2019-03-21, 01:12   #9
Mysticial

Sep 2016

23·43 Posts

Quote:
 Originally Posted by CRGreathouse Let me say, when the corporations of the world decide that the best way to get advertising is to lend a bit of their big iron toward pure mathematics to get some word-of-mouth for their latest thing, I'm all for it. They could have just as easily put the money into a teenage model, and where's the fun in that? Edit: but next time, let's convince them to chase down zeta zeros, we could use an update.
This isn't the first time that Google has pulled a stunt like this. They did the same thing with SHAttered.

Obviously, they don't attempt something like this unless there's a reasonable probability of success to be worth the resource investment. It's not just about the hardware time, more importantly, it's the human resources of coordinating the whole thing.

Google may have spent 6 figures of GCP time on this Pi computation, but I'm pretty sure they've spent much more than that on employee time - considering the number of levels of management and VPs this had to go through on their side.

So it's not as simple as to just throw a dude's code on the cloud and let it run for half a year. Emma spent a considerable amount of time working out the right configuration to do this. She also had to deal with a lot of people in the company to make it happen. And since Google's reputation is at stake as well, I was told afterwards that they did independent cross-checking with other sources before they could even trust me and the program. All of this carries a high implicit cost.

-----

Pi and SHAttered were easy to see as a high probability of success. y-cruncher has done this 5 times already so it's tried and proven. SHAttered would've been easy to see once they had their algorithm and could draw a probability graph of hitting the collision given X amount of computing resources.

For something like finding the next Mersenne prime, it's a lot more uncertain. Let's put aside the lower amount of publicity generated by something like a new Mersenne prime compared to Pi or SHAttered and look at the practicality of it.

We seem to be hitting a lot more Mersenne primes than we should. And there are notoriously large gaps at the smaller sizes. So it's really uncertain if you would be able to find a prime by throwing a ton of resources at it. Likewise, Google probably doesn't want the public to know about the failed projects. So if they threw a ton of resources into GIMPS, they'd either have to do it in secret (maintaining their own version of the database), or they'd collaborate with the GIMPS database and it would be apparent what's going on including if they fail to find a prime.

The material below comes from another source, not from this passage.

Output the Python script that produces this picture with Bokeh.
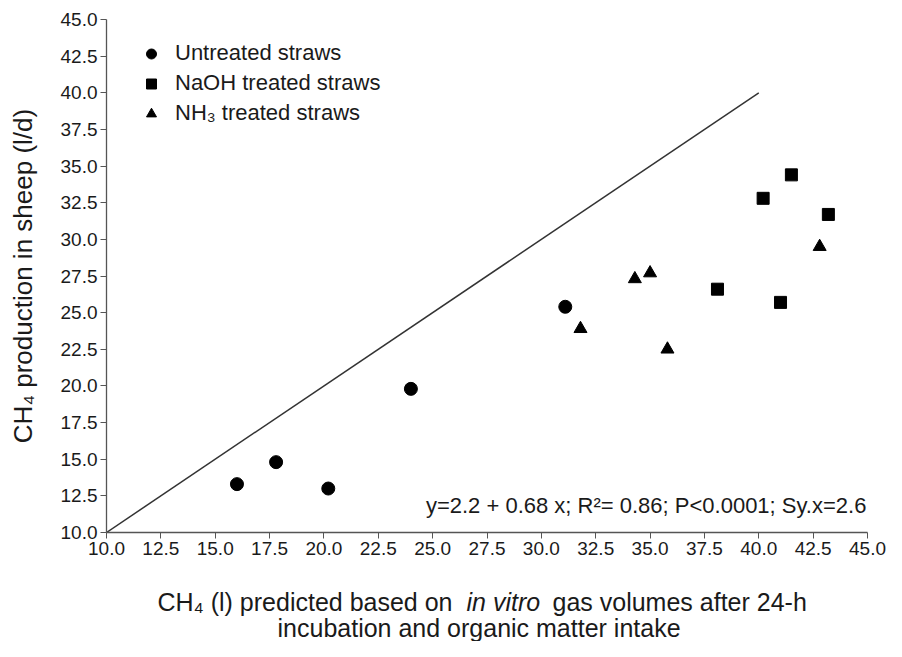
from bokeh.plotting import figure
from bokeh.layouts import column
from bokeh.models import Range1d, FixedTicker, NumeralTickFormatter, Label, Legend, LegendItem
from bokeh.embed import file_html
from bokeh.resources import INLINE

# ---- data ----
untreated_x = [16.0, 17.8, 20.2, 24.0, 31.1]
untreated_y = [13.3, 14.8, 13.0, 19.8, 25.4]
naoh_x = [40.2, 41.5, 43.2, 38.1, 41.0]
naoh_y = [32.8, 34.4, 31.7, 26.6, 25.7]
nh3_x = [31.8, 34.3, 35.0, 35.8, 42.8]
nh3_y = [23.9, 27.3, 27.7, 22.5, 29.5]
line_x = [10.0, 40.0]
line_y = [10.0, 40.0]
ticks = [10.0, 12.5, 15.0, 17.5, 20.0, 22.5, 25.0, 27.5, 30.0, 32.5, 35.0, 37.5, 40.0, 42.5, 45.0]
series_names = ["Untreated straws", "NaOH treated straws", "NH\u2083 treated straws"]
equation = "y=2.2 + 0.68 x; R\u00b2= 0.86; P<0.0001; Sy.x=2.6"
y_title = "CH\u2084 production in sheep (l/d)"
x_title_1a = "CH\u2084 (l) predicted based on"
x_title_1b = "in vitro"
x_title_1c = "gas volumes after 24-h"
x_title_2 = "incubation and  organic matter intake"

FONT = "Liberation Sans"
INK = "#1a1a1a"
W = 886
LEFT, RIGHT = 106, 19

p = figure(width=W, height=570, x_range=Range1d(10, 45), y_range=Range1d(10, 45),
           output_backend="svg", toolbar_location=None,
           min_border_left=LEFT, min_border_right=RIGHT, min_border_top=19, min_border_bottom=38)
p.background_fill_color = "white"
p.outline_line_color = None
p.xgrid.visible = False
p.ygrid.visible = False

for ax in (p.xaxis[0], p.yaxis[0]):
    ax.ticker = FixedTicker(ticks=ticks)
    ax.formatter = NumeralTickFormatter(format="0.0")
    ax.minor_tick_line_color = None
    ax.major_tick_in = 0
    ax.major_tick_out = 6
    ax.axis_line_color = "#555555"
    ax.major_tick_line_color = "#555555"
    ax.axis_line_width = 1.3
    ax.major_label_text_font = FONT
    ax.major_label_text_font_size = "19px"
    ax.major_label_text_color = INK

p.xaxis[0].major_label_standoff = 3
p.yaxis[0].major_label_standoff = 3
p.yaxis[0].axis_label = y_title
p.yaxis[0].axis_label_text_font = FONT
p.yaxis[0].axis_label_text_font_style = "normal"
p.yaxis[0].axis_label_text_font_size = "26px"
p.yaxis[0].axis_label_text_color = INK
p.yaxis[0].axis_label_standoff = 20

p.line(line_x, line_y, line_color="#333333", line_width=1.5)

r1 = p.scatter(untreated_x, untreated_y, marker="circle", size=13, fill_color="black", line_color="black")
r2 = p.scatter(naoh_x, naoh_y, marker="square", size=12, fill_color="black", line_color="black")
r3 = p.scatter(nh3_x, nh3_y, marker="triangle", size=13, fill_color="black", line_color="black")

legend = Legend(items=[LegendItem(label=series_names[0], renderers=[r1]),
                       LegendItem(label=series_names[1], renderers=[r2]),
                       LegendItem(label=series_names[2], renderers=[r3])],
                location="top_left")
legend.border_line_color = None
legend.background_fill_alpha = 0
legend.label_text_font = FONT
legend.label_text_font_size = "22px"
legend.label_text_color = INK
legend.margin = 21
legend.padding = 0
legend.glyph_width = 48
legend.glyph_height = 25
legend.label_height = 25
legend.label_standoff = -7
legend.spacing = 4
p.add_layout(legend)

p.add_layout(Label(x=44.95, y=11.84, text=equation, text_align="right", text_baseline="middle",
                   text_font=FONT, text_font_size="22px", text_color=INK))

# x axis title (two lines, with an italic part), drawn in a strip below the plot;
# its x range is in canvas pixels so the pieces can be placed next to each other
p2 = figure(width=W, height=71, x_range=Range1d(LEFT, W - RIGHT), y_range=Range1d(71, 0),
            output_backend="svg", toolbar_location=None,
            x_axis_location=None, y_axis_location=None,
            min_border_left=LEFT, min_border_right=RIGHT, min_border_top=0, min_border_bottom=0)
p2.outline_line_color = None
p2.xgrid.visible = False
p2.ygrid.visible = False

TS = "25px"
p2.add_layout(Label(x=452, y=31, text=x_title_1a, text_align="right", text_baseline="middle",
                    text_font=FONT, text_font_size=TS, text_color=INK))
p2.add_layout(Label(x=466, y=31, text=x_title_1b, text_align="left", text_baseline="middle",
                    text_font=FONT, text_font_size=TS, text_font_style="italic", text_color=INK))
p2.add_layout(Label(x=552, y=31, text=x_title_1c, text_align="left", text_baseline="middle",
                    text_font=FONT, text_font_size=TS, text_color=INK))
p2.add_layout(Label(x=482, y=57, text=x_title_2, text_align="center", text_baseline="middle",
                    text_font=FONT, text_font_size=TS, text_color=INK))

open("out.html", "w").write(file_html(column(p, p2, spacing=0), INLINE))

One thing that would top both Pi and SHAttered is actually finding a non-trivial Zeta function zero off the critical line. But not a lot of people believe that's likely to happen.

Last fiddled with by Mysticial on 2019-03-21 at 01:14

2019-03-21, 05:04   #10
CRGreathouse

Aug 2006

597910 Posts

Quote:
 Originally Posted by Mysticial This isn't the first time that Google has pulled a stunt like this. They did the same thing with SHAttered.
I wouldn't class SHAttered as a stunt, that's a real security issue near and dear to their heart. Doing the public demo got their point across in a way they couldn't have done with pure marketing.

2019-03-21, 05:06   #11
CRGreathouse

Aug 2006

135338 Posts

Quote:
 Originally Posted by Mysticial We seem to be hitting a lot more Mersenne primes than we should. And there are notoriously large gaps at the smaller sizes. So it's really uncertain if you would be able to find a prime by throwing a ton of resources at it. Likewise, Google probably doesn't want the public to know about the failed projects. So if they threw a ton of resources into GIMPS, they'd either have to do it in secret (maintaining their own version of the database), or they'd collaborate with the GIMPS database and it would be apparent what's going on including if they fail to find a prime.
Of course Amazon did it, so it's not at all unreasonable to suggest Google might (though there are a lot of fish in the sea, I don't think we'll get that lucky).